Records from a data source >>
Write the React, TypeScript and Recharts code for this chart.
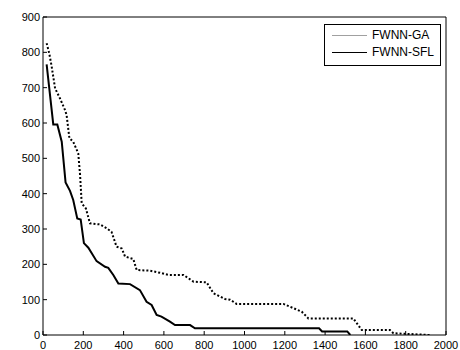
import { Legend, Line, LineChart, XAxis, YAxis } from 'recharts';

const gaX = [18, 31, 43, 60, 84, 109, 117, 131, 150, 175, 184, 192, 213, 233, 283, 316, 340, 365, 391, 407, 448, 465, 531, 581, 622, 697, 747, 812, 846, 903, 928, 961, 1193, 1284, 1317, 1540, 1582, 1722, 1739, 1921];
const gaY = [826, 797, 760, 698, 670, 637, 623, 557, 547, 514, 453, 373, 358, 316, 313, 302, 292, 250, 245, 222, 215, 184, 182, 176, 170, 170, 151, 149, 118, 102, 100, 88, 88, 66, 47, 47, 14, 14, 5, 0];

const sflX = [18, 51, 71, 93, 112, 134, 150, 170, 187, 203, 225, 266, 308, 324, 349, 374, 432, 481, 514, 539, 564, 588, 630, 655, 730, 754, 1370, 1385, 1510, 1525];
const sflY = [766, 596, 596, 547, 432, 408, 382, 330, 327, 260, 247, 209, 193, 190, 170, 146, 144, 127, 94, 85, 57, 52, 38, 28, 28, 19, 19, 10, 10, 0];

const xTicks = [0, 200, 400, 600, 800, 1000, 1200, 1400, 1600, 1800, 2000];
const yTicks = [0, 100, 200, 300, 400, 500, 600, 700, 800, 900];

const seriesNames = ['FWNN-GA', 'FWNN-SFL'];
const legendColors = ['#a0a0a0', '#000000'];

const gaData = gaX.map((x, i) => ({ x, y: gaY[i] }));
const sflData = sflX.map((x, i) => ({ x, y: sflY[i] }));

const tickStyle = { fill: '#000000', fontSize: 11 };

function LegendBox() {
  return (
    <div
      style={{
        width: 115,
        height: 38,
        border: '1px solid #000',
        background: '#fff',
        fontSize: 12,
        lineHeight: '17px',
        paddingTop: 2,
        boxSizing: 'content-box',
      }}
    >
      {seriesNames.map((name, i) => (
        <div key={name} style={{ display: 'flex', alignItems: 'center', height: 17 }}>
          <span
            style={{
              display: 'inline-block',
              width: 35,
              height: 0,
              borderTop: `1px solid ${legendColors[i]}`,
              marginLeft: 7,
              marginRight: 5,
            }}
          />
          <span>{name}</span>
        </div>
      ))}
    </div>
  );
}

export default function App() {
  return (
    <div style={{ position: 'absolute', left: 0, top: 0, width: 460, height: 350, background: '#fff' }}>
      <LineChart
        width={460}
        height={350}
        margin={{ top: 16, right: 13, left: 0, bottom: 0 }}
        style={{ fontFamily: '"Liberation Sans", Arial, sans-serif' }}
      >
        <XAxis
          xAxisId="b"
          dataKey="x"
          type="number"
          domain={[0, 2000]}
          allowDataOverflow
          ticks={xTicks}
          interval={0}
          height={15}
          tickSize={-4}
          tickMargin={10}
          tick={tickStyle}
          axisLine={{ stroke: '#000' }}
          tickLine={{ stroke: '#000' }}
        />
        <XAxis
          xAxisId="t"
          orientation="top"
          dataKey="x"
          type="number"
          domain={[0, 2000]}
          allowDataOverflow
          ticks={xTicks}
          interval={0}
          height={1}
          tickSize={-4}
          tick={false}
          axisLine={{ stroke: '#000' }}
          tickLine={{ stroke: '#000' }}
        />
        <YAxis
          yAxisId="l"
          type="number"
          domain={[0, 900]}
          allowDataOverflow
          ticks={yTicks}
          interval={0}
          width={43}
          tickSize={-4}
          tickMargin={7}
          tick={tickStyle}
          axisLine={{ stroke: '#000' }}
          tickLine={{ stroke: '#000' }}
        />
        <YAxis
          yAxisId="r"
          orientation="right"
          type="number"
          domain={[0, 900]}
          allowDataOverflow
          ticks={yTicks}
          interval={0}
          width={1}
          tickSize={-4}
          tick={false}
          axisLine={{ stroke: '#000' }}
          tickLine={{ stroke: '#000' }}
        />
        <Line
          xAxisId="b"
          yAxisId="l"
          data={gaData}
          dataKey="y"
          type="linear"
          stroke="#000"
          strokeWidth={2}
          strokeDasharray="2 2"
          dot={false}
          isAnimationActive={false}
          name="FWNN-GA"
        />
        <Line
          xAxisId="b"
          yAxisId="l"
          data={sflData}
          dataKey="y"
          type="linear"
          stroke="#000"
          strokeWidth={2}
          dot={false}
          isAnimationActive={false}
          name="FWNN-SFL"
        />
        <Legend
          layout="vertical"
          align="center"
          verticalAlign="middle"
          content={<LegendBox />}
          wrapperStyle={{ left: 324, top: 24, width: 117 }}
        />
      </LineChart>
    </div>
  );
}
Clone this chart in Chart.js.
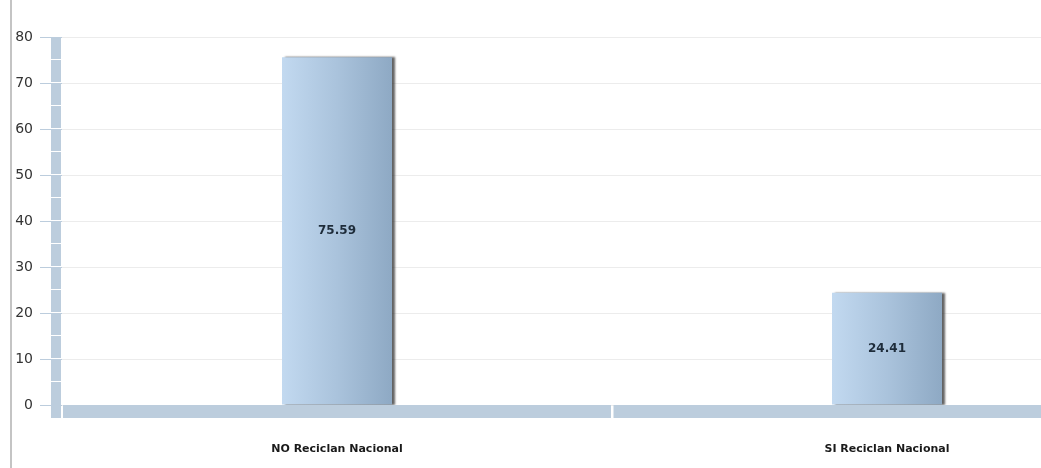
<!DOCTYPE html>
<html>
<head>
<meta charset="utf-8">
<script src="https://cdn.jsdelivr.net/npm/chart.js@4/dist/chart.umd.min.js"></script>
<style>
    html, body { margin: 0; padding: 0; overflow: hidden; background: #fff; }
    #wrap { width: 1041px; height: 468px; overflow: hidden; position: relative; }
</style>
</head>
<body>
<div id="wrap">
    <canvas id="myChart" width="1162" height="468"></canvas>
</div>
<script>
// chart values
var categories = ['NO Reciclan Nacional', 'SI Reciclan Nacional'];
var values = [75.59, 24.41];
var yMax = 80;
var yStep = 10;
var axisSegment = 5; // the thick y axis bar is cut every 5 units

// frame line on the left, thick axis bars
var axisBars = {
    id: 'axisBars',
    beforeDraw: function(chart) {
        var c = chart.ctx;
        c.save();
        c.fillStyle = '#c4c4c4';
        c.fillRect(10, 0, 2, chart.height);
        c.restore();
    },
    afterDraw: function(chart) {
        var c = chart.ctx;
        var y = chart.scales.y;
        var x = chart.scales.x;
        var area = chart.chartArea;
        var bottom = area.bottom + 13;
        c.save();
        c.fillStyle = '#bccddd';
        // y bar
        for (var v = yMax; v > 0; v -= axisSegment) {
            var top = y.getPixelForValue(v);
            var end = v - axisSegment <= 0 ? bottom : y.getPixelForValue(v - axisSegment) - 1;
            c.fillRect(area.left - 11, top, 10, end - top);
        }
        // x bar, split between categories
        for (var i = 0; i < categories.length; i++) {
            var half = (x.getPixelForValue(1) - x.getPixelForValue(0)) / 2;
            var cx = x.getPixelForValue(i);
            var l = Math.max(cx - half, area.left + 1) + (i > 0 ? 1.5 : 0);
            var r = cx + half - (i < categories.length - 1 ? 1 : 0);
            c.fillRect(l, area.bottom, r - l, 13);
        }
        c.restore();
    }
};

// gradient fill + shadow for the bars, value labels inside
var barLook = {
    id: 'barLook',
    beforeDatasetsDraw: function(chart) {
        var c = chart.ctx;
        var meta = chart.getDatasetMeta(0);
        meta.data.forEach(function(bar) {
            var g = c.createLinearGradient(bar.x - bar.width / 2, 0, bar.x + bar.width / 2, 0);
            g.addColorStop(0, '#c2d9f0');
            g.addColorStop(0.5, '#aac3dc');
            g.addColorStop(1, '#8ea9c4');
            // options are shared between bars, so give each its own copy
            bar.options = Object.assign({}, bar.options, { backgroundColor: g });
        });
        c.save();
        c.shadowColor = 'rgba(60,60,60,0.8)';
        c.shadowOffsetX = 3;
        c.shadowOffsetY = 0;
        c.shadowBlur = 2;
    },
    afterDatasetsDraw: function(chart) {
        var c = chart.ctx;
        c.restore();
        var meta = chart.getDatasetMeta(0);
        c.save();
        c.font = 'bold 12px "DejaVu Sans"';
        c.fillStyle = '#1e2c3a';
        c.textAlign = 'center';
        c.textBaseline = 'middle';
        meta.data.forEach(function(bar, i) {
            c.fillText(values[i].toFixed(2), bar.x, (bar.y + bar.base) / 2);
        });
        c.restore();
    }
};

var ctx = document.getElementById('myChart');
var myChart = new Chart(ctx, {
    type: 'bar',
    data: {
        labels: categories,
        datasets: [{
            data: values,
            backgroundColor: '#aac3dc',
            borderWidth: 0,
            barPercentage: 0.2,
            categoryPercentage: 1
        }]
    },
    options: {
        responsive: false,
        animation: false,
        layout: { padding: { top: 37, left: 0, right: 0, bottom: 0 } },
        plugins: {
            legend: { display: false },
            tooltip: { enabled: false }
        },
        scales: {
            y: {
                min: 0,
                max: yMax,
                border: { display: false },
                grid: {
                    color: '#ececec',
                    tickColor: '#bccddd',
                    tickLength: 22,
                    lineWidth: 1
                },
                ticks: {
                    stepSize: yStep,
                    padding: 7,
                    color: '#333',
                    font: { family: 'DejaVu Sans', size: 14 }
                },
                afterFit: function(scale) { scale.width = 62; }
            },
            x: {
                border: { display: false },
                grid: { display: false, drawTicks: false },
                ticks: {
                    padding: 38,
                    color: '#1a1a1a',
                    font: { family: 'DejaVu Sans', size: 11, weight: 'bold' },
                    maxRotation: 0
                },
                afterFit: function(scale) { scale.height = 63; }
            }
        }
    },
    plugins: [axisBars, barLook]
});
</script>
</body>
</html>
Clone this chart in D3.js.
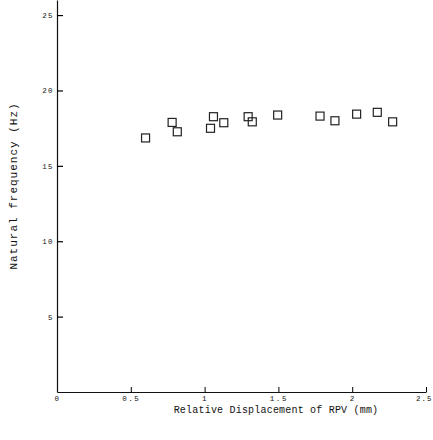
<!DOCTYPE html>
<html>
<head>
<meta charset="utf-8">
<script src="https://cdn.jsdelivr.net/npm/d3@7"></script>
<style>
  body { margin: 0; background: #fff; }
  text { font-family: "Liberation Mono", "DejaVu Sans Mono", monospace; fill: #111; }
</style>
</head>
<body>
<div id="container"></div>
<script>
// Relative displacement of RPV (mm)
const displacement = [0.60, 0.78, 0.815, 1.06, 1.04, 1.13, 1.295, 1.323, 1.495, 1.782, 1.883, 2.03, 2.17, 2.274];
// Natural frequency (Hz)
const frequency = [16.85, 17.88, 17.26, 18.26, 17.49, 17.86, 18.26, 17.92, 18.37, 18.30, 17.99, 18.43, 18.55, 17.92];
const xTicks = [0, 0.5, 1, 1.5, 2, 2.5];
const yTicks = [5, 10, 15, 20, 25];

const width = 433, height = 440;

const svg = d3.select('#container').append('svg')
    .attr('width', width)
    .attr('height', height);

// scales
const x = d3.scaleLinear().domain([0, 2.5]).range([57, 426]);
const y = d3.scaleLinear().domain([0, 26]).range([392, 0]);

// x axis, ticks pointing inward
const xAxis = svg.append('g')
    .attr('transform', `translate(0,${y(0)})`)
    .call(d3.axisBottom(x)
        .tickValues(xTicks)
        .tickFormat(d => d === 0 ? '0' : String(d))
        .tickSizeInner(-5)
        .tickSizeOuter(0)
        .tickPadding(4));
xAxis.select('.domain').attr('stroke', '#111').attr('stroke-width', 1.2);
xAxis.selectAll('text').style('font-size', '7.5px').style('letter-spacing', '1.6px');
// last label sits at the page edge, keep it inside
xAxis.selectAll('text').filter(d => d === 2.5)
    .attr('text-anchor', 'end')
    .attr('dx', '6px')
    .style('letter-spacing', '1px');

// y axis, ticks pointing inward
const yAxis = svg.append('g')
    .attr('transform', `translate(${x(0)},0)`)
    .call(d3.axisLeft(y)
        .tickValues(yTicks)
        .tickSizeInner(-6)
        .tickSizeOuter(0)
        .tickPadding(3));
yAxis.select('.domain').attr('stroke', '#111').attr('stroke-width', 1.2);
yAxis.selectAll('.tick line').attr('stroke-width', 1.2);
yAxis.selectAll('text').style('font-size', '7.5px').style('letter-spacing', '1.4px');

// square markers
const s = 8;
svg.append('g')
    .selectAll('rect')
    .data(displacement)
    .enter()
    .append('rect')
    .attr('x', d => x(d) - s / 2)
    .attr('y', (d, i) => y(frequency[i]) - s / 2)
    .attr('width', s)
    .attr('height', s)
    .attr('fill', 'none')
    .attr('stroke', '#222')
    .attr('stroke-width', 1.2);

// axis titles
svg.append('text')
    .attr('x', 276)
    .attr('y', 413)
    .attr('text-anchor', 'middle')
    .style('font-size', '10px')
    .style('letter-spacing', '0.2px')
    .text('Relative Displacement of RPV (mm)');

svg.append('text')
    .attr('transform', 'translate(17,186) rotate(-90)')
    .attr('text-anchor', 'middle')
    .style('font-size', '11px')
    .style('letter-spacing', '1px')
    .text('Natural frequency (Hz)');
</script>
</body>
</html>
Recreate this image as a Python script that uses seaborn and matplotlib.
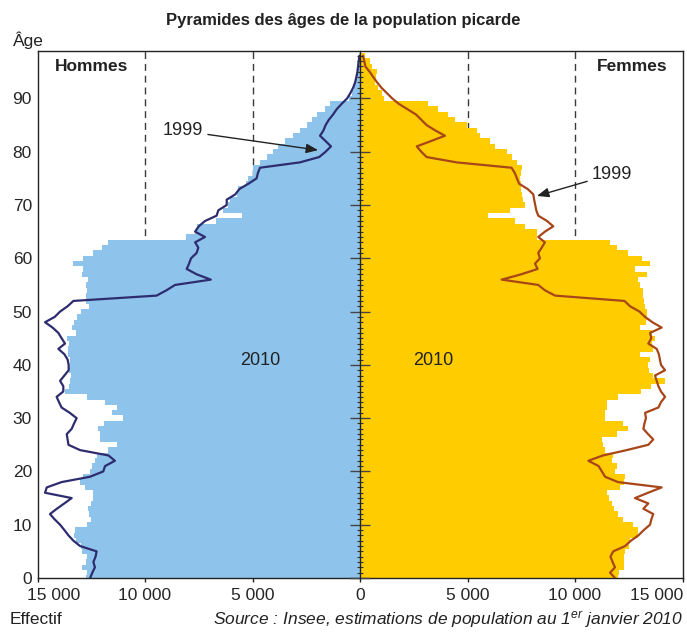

TO DO >>
Taking the material above, give again exactly the lines from the one holding "Clone this chart in Chart.js." through the one holding "var axisSegment = 5;", with both ends and without pictures.

RESPONSE TO THIS TASK >>
Clone this chart in Chart.js.
<!DOCTYPE html>
<html>
<head>
<meta charset="utf-8">
<script src="https://cdn.jsdelivr.net/npm/chart.js@4/dist/chart.umd.min.js"></script>
<style>
    html, body { margin: 0; padding: 0; overflow: hidden; background: #fff; }
    #wrap { width: 1041px; height: 468px; overflow: hidden; position: relative; }
</style>
</head>
<body>
<div id="wrap">
    <canvas id="myChart" width="1162" height="468"></canvas>
</div>
<script>
// chart values
var categories = ['NO Reciclan Nacional', 'SI Reciclan Nacional'];
var values = [75.59, 24.41];
var yMax = 80;
var yStep = 10;
var axisSegment = 5; // the thick y axis bar is cut every 5 units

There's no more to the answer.